## Given exercise
Transcribe the listing in full, excluding any pictures.

## Data
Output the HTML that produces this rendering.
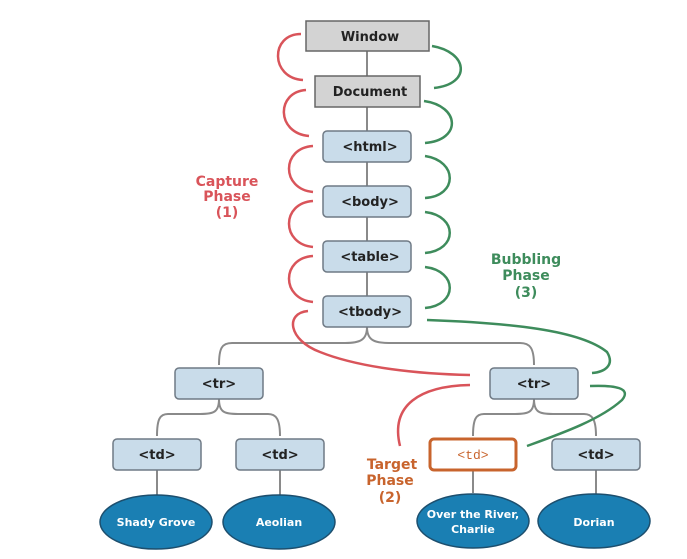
<!DOCTYPE html>
<html><head><meta charset="utf-8"><style>
html,body{margin:0;padding:0;background:#fff;}
svg{display:block;}
text{font-family:"DejaVu Sans","Liberation Sans",sans-serif;font-weight:bold;}
</style></head><body>
<svg width="687" height="559" viewBox="0 0 687 559" xmlns="http://www.w3.org/2000/svg">
<g stroke="#8a8a8a" stroke-width="2" fill="none">
<line x1="367" y1="51" x2="367" y2="76"/>
<line x1="367" y1="107" x2="367" y2="131"/>
<line x1="367" y1="162" x2="367" y2="186"/>
<line x1="367" y1="217" x2="367" y2="241"/>
<line x1="367" y1="272" x2="367" y2="296"/>
<path d="M367 327 C367 340 360 343 345 343 L232 343 C222 343 219 348 219 365"/>
<path d="M367 327 C367 340 374 343 389 343 L520 343 C530 343 534 348 534 365"/>
<path d="M219 399 C219 412 214 414 200 414 L168 414 C160 414 157 419 157 436"/>
<path d="M219 399 C219 412 224 414 238 414 L268 414 C276 414 280 419 280 436"/>
<path d="M534 399 C534 412 529 414 515 414 L484 414 C476 414 473 419 473 436"/>
<path d="M534 399 C534 412 539 414 553 414 L584 414 C592 414 596 419 596 436"/>
<line x1="157" y1="470" x2="157" y2="495"/>
<line x1="280" y1="470" x2="280" y2="495"/>
<line x1="473" y1="470" x2="473" y2="493"/>
<line x1="596" y1="470" x2="596" y2="495"/>
</g>
<g stroke="#d9545a" stroke-width="2.5" fill="none">
<path d="M301 34 C270 34 270 78 303 80"/>
<path d="M306 90 C276 92 276 133 309 136"/>
<path d="M313 146 C281 148 281 189 313 192"/>
<path d="M313 201 C281 203 281 244 313 247"/>
<path d="M313 256 C281 258 281 299 313 302"/>
<path d="M308 311 C285 313 288 340 320 352 C360 368 420 374 470 375"/>
<path d="M470 385 C420 386 390 405 400 446"/>
</g>
<g stroke="#3e8c5c" stroke-width="2.5" fill="none">
<path d="M432 46 C468 52 472 84 434 88"/>
<path d="M424 101 C460 106 462 140 425 143"/>
<path d="M425 156 C458 161 458 196 425 198"/>
<path d="M425 212 C458 216 458 250 425 253"/>
<path d="M425 267 C458 271 458 305 425 308"/>
<path d="M427 320 C510 323 580 330 607 352 C615 365 605 372 592 373"/>
<path d="M590 386 C615 385 632 388 622 400 C600 420 560 434 527 446"/>
</g>
<g stroke="#666" stroke-width="1.5">
<rect x="306" y="21" width="123" height="30" fill="#d3d3d3"/>
<rect x="315" y="76" width="105" height="31" fill="#d3d3d3"/>
</g>
<g stroke="#6f7a85" stroke-width="1.5" fill="#c9dcea">
<rect x="323" y="131" width="88" height="31" rx="4"/>
<rect x="323" y="186" width="88" height="31" rx="4"/>
<rect x="323" y="241" width="88" height="31" rx="4"/>
<rect x="323" y="296" width="88" height="31" rx="4"/>
<rect x="175" y="368" width="88" height="31" rx="4"/>
<rect x="490" y="368" width="88" height="31" rx="4"/>
<rect x="113" y="439" width="88" height="31" rx="4"/>
<rect x="236" y="439" width="88" height="31" rx="4"/>
<rect x="552" y="439" width="88" height="31" rx="4"/>
</g>
<rect x="430" y="439" width="86" height="31" rx="4" fill="#fff" stroke="#c8642d" stroke-width="3"/>
<g fill="#1a7fb3" stroke="#1d4f6e" stroke-width="1.5">
<ellipse cx="156" cy="522" rx="56" ry="27"/>
<ellipse cx="279" cy="522" rx="56" ry="27"/>
<ellipse cx="473" cy="521" rx="56" ry="27"/>
<ellipse cx="594" cy="521" rx="56" ry="27"/>
</g>
<g font-size="13" fill="#222" text-anchor="middle">
<text x="370" y="41">Window</text>
<text x="370" y="96">Document</text>
<text x="370" y="151">&lt;html&gt;</text>
<text x="370" y="206">&lt;body&gt;</text>
<text x="370" y="261">&lt;table&gt;</text>
<text x="370" y="316">&lt;tbody&gt;</text>
<text x="219" y="388">&lt;tr&gt;</text>
<text x="534" y="388">&lt;tr&gt;</text>
<text x="157" y="459">&lt;td&gt;</text>
<text x="280" y="459">&lt;td&gt;</text>
<text x="596" y="459">&lt;td&gt;</text>
</g>
<text x="473" y="459" text-anchor="middle" font-size="13" fill="#c8642d" style="font-family:'Liberation Mono',monospace;font-weight:normal">&lt;td&gt;</text>
<g font-size="11" fill="#fff" text-anchor="middle">
<text x="156" y="526">Shady Grove</text>
<text x="279" y="526">Aeolian</text>
<text x="473" y="518">Over the River,</text>
<text x="473" y="533">Charlie</text>
<text x="594" y="526">Dorian</text>
</g>
<g font-size="14" fill="#d9545a" text-anchor="middle">
<text x="227" y="186">Capture</text>
<text x="227" y="201">Phase</text>
<text x="227" y="217">(1)</text>
</g>
<g font-size="14" fill="#3e8c5c" text-anchor="middle">
<text x="526" y="264">Bubbling</text>
<text x="526" y="280">Phase</text>
<text x="526" y="297">(3)</text>
</g>
<g font-size="14" fill="#c8642d" text-anchor="middle">
<text x="392" y="469">Target</text>
<text x="390" y="485">Phase</text>
<text x="390" y="502">(2)</text>
</g>
</svg>
</body></html>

## Response
Output the HTML that produces this rendering.
<!DOCTYPE html>
<html><head><meta charset="utf-8"><style>
html,body{margin:0;padding:0;background:#fff;}
svg{display:block;}
text{font-family:"DejaVu Sans","Liberation Sans",sans-serif;font-weight:bold;}
</style></head><body>
<svg width="687" height="559" viewBox="0 0 687 559" xmlns="http://www.w3.org/2000/svg">
<g stroke="#8a8a8a" stroke-width="2" fill="none">
<line x1="367" y1="51" x2="367" y2="76"/>
<line x1="367" y1="107" x2="367" y2="131"/>
<line x1="367" y1="162" x2="367" y2="186"/>
<line x1="367" y1="217" x2="367" y2="241"/>
<line x1="367" y1="272" x2="367" y2="296"/>
<path d="M367 327 C367 340 360 343 345 343 L232 343 C222 343 219 348 219 365"/>
<path d="M367 327 C367 340 374 343 389 343 L520 343 C530 343 534 348 534 365"/>
<path d="M219 399 C219 412 214 414 200 414 L168 414 C160 414 157 419 157 436"/>
<path d="M219 399 C219 412 224 414 238 414 L268 414 C276 414 280 419 280 436"/>
<path d="M534 399 C534 412 529 414 515 414 L484 414 C476 414 473 419 473 436"/>
<path d="M534 399 C534 412 539 414 553 414 L584 414 C592 414 596 419 596 436"/>
<line x1="157" y1="470" x2="157" y2="495"/>
<line x1="280" y1="470" x2="280" y2="495"/>
<line x1="473" y1="470" x2="473" y2="493"/>
<line x1="596" y1="470" x2="596" y2="495"/>
</g>
<g stroke="#d9545a" stroke-width="2.5" fill="none">
<path d="M301 34 C270 34 270 78 303 80"/>
<path d="M306 90 C276 92 276 133 309 136"/>
<path d="M313 146 C281 148 281 189 313 192"/>
<path d="M313 201 C281 203 281 244 313 247"/>
<path d="M313 256 C281 258 281 299 313 302"/>
<path d="M308 311 C285 313 288 340 320 352 C360 368 420 374 470 375"/>
<path d="M470 385 C420 386 390 405 400 446"/>
</g>
<g stroke="#3e8c5c" stroke-width="2.5" fill="none">
<path d="M432 46 C468 52 472 84 434 88"/>
<path d="M424 101 C460 106 462 140 425 143"/>
<path d="M425 156 C458 161 458 196 425 198"/>
<path d="M425 212 C458 216 458 250 425 253"/>
<path d="M425 267 C458 271 458 305 425 308"/>
<path d="M427 320 C510 323 580 330 607 352 C615 365 605 372 592 373"/>
<path d="M590 386 C615 385 632 388 622 400 C600 420 560 434 527 446"/>
</g>
<g stroke="#666" stroke-width="1.5">
<rect x="306" y="21" width="123" height="30" fill="#d3d3d3"/>
<rect x="315" y="76" width="105" height="31" fill="#d3d3d3"/>
</g>
<g stroke="#6f7a85" stroke-width="1.5" fill="#c9dcea">
<rect x="323" y="131" width="88" height="31" rx="4"/>
<rect x="323" y="186" width="88" height="31" rx="4"/>
<rect x="323" y="241" width="88" height="31" rx="4"/>
<rect x="323" y="296" width="88" height="31" rx="4"/>
<rect x="175" y="368" width="88" height="31" rx="4"/>
<rect x="490" y="368" width="88" height="31" rx="4"/>
<rect x="113" y="439" width="88" height="31" rx="4"/>
<rect x="236" y="439" width="88" height="31" rx="4"/>
<rect x="552" y="439" width="88" height="31" rx="4"/>
</g>
<rect x="430" y="439" width="86" height="31" rx="4" fill="#fff" stroke="#c8642d" stroke-width="3"/>
<g fill="#1a7fb3" stroke="#1d4f6e" stroke-width="1.5">
<ellipse cx="156" cy="522" rx="56" ry="27"/>
<ellipse cx="279" cy="522" rx="56" ry="27"/>
<ellipse cx="473" cy="521" rx="56" ry="27"/>
<ellipse cx="594" cy="521" rx="56" ry="27"/>
</g>
<g font-size="13" fill="#222" text-anchor="middle">
<text x="370" y="41">Window</text>
<text x="370" y="96">Document</text>
<text x="370" y="151">&lt;html&gt;</text>
<text x="370" y="206">&lt;body&gt;</text>
<text x="370" y="261">&lt;table&gt;</text>
<text x="370" y="316">&lt;tbody&gt;</text>
<text x="219" y="388">&lt;tr&gt;</text>
<text x="534" y="388">&lt;tr&gt;</text>
<text x="157" y="459">&lt;td&gt;</text>
<text x="280" y="459">&lt;td&gt;</text>
<text x="596" y="459">&lt;td&gt;</text>
</g>
<text x="473" y="459" text-anchor="middle" font-size="13" fill="#c8642d" style="font-family:'Liberation Mono',monospace;font-weight:normal">&lt;td&gt;</text>
<g font-size="11" fill="#fff" text-anchor="middle">
<text x="156" y="526">Shady Grove</text>
<text x="279" y="526">Aeolian</text>
<text x="473" y="518">Over the River,</text>
<text x="473" y="533">Charlie</text>
<text x="594" y="526">Dorian</text>
</g>
<g font-size="14" fill="#d9545a" text-anchor="middle">
<text x="227" y="186">Capture</text>
<text x="227" y="201">Phase</text>
<text x="227" y="217">(1)</text>
</g>
<g font-size="14" fill="#3e8c5c" text-anchor="middle">
<text x="526" y="264">Bubbling</text>
<text x="526" y="280">Phase</text>
<text x="526" y="297">(3)</text>
</g>
<g font-size="14" fill="#c8642d" text-anchor="middle">
<text x="392" y="469">Target</text>
<text x="390" y="485">Phase</text>
<text x="390" y="502">(2)</text>
</g>
</svg>
</body></html>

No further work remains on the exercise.